The Seventh Promise
“Self-seeking will slip away.”
The madness of our addiction knew no bounds. It didn’t seem to matter to us if our decisions were hurting others, and we remained blind to the suffering we were creating for ourselves. All we cared about was getting our own way; constant self-seeking was our whole existence.
It was our sense of entitlement that blinded us to the needs of others. Our rights were more important than the rights of others and we became ‘right fighters’ in defense of our own wants and wishes. Our wants and needs came first because we were “numero uno.” Being asked to give up our addiction was an invasion of our right to live as we wished.
“Leave me alone… it’s none of your business!” we would say defensively whenever we were challenged to quit. Whenever the topic of addiction came up in conversation we would quickly change the subject and try to avoid yet another confrontation. “Why should I?” we thought to ourselves. “I have needs, and I’m going to make sure I get them met.”

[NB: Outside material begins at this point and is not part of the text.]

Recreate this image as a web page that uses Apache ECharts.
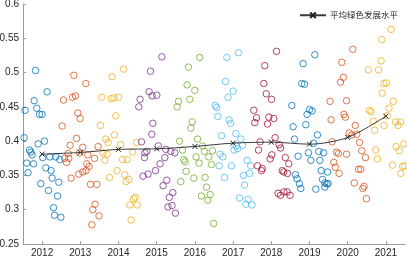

As we began to live a positive sobriety, we awoke to the real world. We were no longer separate – like an island – but connected to those around us. There was a growing awareness and an increasing response to the needs of others. No longer could we just live in isolation where we spent our days chasing our own selfish pleasures. We had turned 180 degrees away from our own obsessions in order to face the reality of a world in need.
Self-seeking is a path leading to nowhere, emptiness and frustration. Once we are spiritually ‘awakened’ we can choose something better: A life of meaning and purpose. And once on that path of spiritual progress, our self-seeking becomes a thing of the past; it simply slips away.